The closest thing to coordination is the IndexBuild flow (§4.10 in DOMAIN_MODEL), which is internally orchestrated:
StartIndexRebuild
→ snapshot current alias
→ create new index with current template
→ EventArchiveReader.streamSince(0) → indexBatch (1 000 docs/batch)
→ catching_up: re-consume live deltas published since snapshot start
→ swap alias atomically (`POST /_aliases { actions: [{remove: …}, {add: …}] }`)
→ keep old index 7 d for rollback
→ emit `search.index.rebuilt.v1`
Failure path: any failure transitions IndexBuild → failed and emits search.index.health_alert.v1 with details; the alias is not swapped, so production traffic stays on the previous index.
8. Error mapping (application → presentation)

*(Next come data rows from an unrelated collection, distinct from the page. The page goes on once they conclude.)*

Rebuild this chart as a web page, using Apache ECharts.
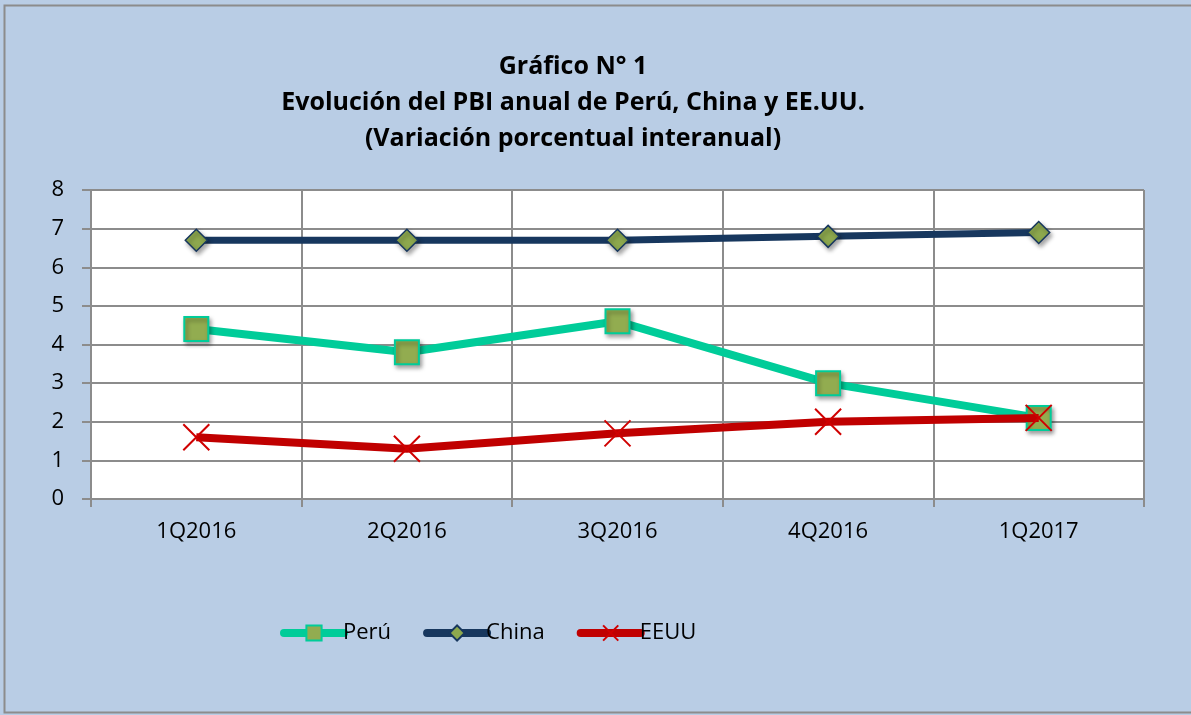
<!DOCTYPE html>
<html>
<head>
<meta charset="utf-8">
<script src="https://cdn.jsdelivr.net/npm/echarts@6/dist/echarts.min.js"></script>
<style>
  body { margin: 0; background: #B9CDE5; }
  #chart { width: 1191px; height: 715px; }
</style>
</head>
<body>
<div id="chart"></div>
<script>
var categories = ['1Q2016', '2Q2016', '3Q2016', '4Q2016', '1Q2017'];
var peru = [4.4, 3.8, 4.6, 3.0, 2.1];
var china = [6.7, 6.7, 6.7, 6.8, 6.9];
var eeuu = [1.6, 1.3, 1.7, 2.0, 2.1];
var yTicks = [0, 8, 1]; // min, max, interval

var font = '"Open Sans", Lato, sans-serif';
var chart = echarts.init(document.getElementById('chart'));
var option = {
    backgroundColor: '#B9CDE5',
    animation: false,
    title: {
        text: 'Gráfico N° 1\nEvolución del PBI anual de Perú, China y EE.UU.\n(Variación porcentual interanual)',
        left: 568, top: 44, textAlign: 'center',
        textStyle: { fontFamily: font, fontSize: 25, fontWeight: 'bold', color: '#000', lineHeight: 36 }
    },
    graphic: [{
        type: 'rect', silent: true, z: -1,
        shape: { x: 4.5, y: 5.5, width: 1200, height: 707 },
        style: { fill: null, stroke: '#8c8c8c', lineWidth: 2 }
    }],
    legend: {
        top: 617, left: 275, itemGap: 32, itemWidth: 60, itemHeight: 19,
        textStyle: { fontFamily: font, fontSize: 22, color: '#000', padding: [0, 0, 0, -6] },
        data: [
            { name: 'Perú', lineStyle: { width: 8, cap: 'round' } },
            { name: 'China', lineStyle: { width: 8, cap: 'round' } },
            { name: 'EEUU', lineStyle: { width: 8, cap: 'round' } }
        ]
    },
    grid: { left: 91, right: 47, top: 190, bottom: 216, show: true, backgroundColor: '#fff', borderWidth: 0 },
    xAxis: {
        type: 'category', data: categories, boundaryGap: true,
        axisLine: { lineStyle: { color: '#8c8c8c', width: 2 } },
        axisTick: { show: true, length: 8, lineStyle: { color: '#8c8c8c', width: 2 } },
        axisLabel: { fontFamily: font, fontSize: 22, color: '#000', margin: 22 },
        splitLine: { show: true, lineStyle: { color: '#8c8c8c', width: 2 } }
    },
    yAxis: {
        type: 'value', min: yTicks[0], max: yTicks[1], interval: yTicks[2],
        axisLine: { show: true, lineStyle: { color: '#8c8c8c', width: 2 } },
        axisTick: { show: true, length: 9, lineStyle: { color: '#8c8c8c', width: 2 } },
        axisLabel: { fontFamily: font, fontSize: 22, color: '#000', margin: 27 },
        splitLine: { show: true, lineStyle: { color: '#8c8c8c', width: 2 } }
    },
    series: [{
        name: 'Perú', type: 'line', data: peru,
        symbol: 'rect', symbolSize: 24,
        lineStyle: { color: '#00CC99', width: 8 },
        itemStyle: { color: '#92AC50', borderColor: '#00CC99', borderWidth: 2,
            shadowColor: 'rgba(0,0,0,0.35)', shadowBlur: 4, shadowOffsetX: 2, shadowOffsetY: 3 },
        z: 3
    }, {
        name: 'China', type: 'line', data: china,
        symbol: 'diamond', symbolSize: 22,
        lineStyle: { color: '#17375E', width: 7 },
        itemStyle: { color: '#8DA84E', borderColor: '#17375E', borderWidth: 1.5,
            shadowColor: 'rgba(0,0,0,0.35)', shadowBlur: 4, shadowOffsetX: 2, shadowOffsetY: 3 },
        z: 2
    }, {
        name: 'EEUU', type: 'line', data: eeuu,
        symbol: 'path://M0,0L10,10M10,0L0,10', symbolSize: 26,
        lineStyle: { color: '#C00000', width: 8 },
        itemStyle: { color: '#C00000', borderColor: '#D00000', borderWidth: 2 },
        z: 4
    }]
};
chart.setOption(option);
</script>
</body>
</html>
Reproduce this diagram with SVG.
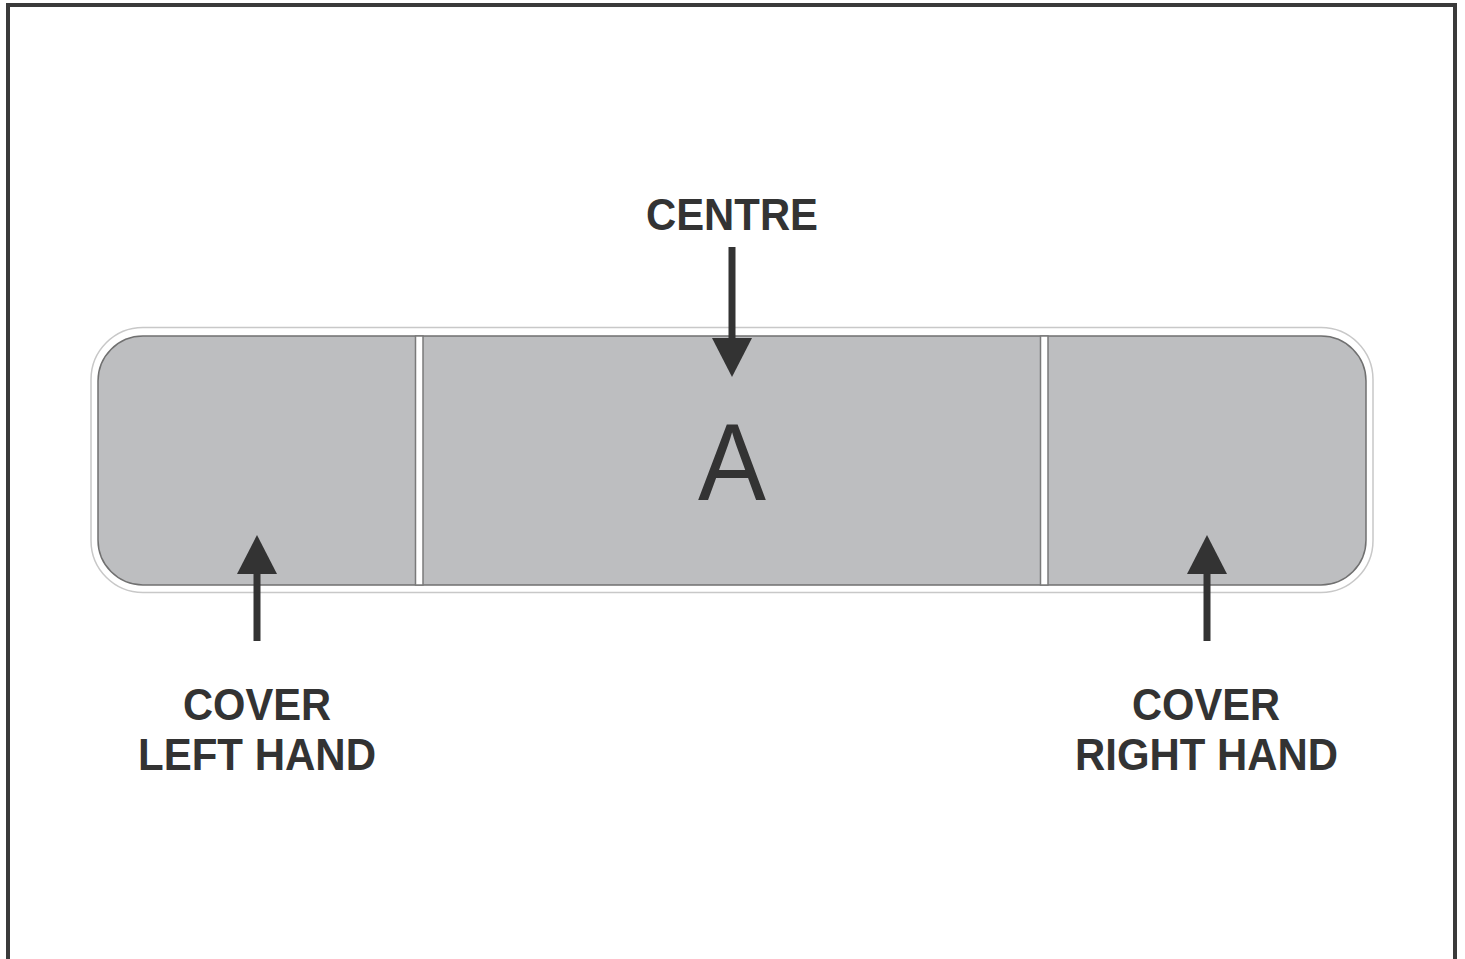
<svg xmlns="http://www.w3.org/2000/svg" width="1465" height="959" viewBox="0 0 1465 959">
<defs>
<style>
.lbl{font-family:"Liberation Sans",Arial,sans-serif;font-weight:bold;font-size:45px;fill:#333333;text-anchor:middle}
.big{font-family:"Liberation Sans",Arial,sans-serif;font-size:110px;fill:#333333;text-anchor:middle}
.shaft{stroke:#333333;stroke-width:7;fill:none}
.head{fill:#333333}
.div{fill:#ffffff;stroke:#7a7a7a;stroke-width:1.5}
</style>
</defs>
<rect x="0" y="0" width="1465" height="959" fill="#ffffff"/>
<rect id="frame" x="8" y="5" width="1447" height="980" fill="none" stroke="#3a3a3a" stroke-width="4"/>
<g id="panel">
<rect x="91" y="327.5" width="1282" height="265" rx="52" fill="#ffffff" stroke="#c8c8c8" stroke-width="1.5"/>
<rect x="98" y="336" width="1268" height="249" rx="45" fill="#bdbec0" stroke="#707070" stroke-width="1.5"/>
<rect class="div" x="415.5" y="336" width="7.5" height="249"/>
<rect class="div" x="1040.5" y="336" width="7.5" height="249"/>
</g>
<g id="centre">
<text class="lbl" x="732" y="230" textLength="172" lengthAdjust="spacingAndGlyphs">CENTRE</text>
<text class="big" x="732" y="500" textLength="68" lengthAdjust="spacingAndGlyphs">A</text>
</g>
<g id="left">
<text class="lbl" x="257" y="720" textLength="148" lengthAdjust="spacingAndGlyphs">COVER</text>
<text class="lbl" x="257" y="770" textLength="238" lengthAdjust="spacingAndGlyphs">LEFT HAND</text>
</g>
<g id="right">
<text class="lbl" x="1206" y="720" textLength="148" lengthAdjust="spacingAndGlyphs">COVER</text>
<text class="lbl" x="1206.5" y="770" textLength="263" lengthAdjust="spacingAndGlyphs">RIGHT HAND</text>
</g>
<g id="connectors">
<line class="shaft" x1="732" y1="247" x2="732" y2="345"/>
<polygon class="head" points="712,338 752,338 732,377"/>
<line class="shaft" x1="257" y1="641" x2="257" y2="568"/>
<polygon class="head" points="237,574 277,574 257,535"/>
<line class="shaft" x1="1207" y1="641" x2="1207" y2="568"/>
<polygon class="head" points="1187,574 1227,574 1207,535"/>
</g>
</svg>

| Domain error | HTTP code (consumer surface) | Notes |
|---|---|---|
ForbiddenFieldInProjectionError | 500 (internal) | Should never surface to consumers; logs P0 — projector bug |
StaleProjectionEventError | n/a | Internal-only; counted, not surfaced |
InvalidGeoBoundingBoxError | 422 MELMASTOON.SEARCH.GEO_OUT_OF_BOUNDS | |
QueryBudgetExceededError | 422 MELMASTOON.SEARCH.QUERY_INVALID | |
BoostRuleScopeViolationError | 403 MELMASTOON.SEARCH.BOOST_RULE_SCOPE_VIOLATION | Operator API only |
IndexBuildAlreadyRunningError | 409 MELMASTOON.SEARCH.INDEX_REBUILD_IN_PROGRESS | Admin API |
MELMASTOON.SEARCH.INDEX_UNAVAILABLE (503) is emitted by the controller layer when the circuit is open and Postgres fallback is itself unhealthy (rare).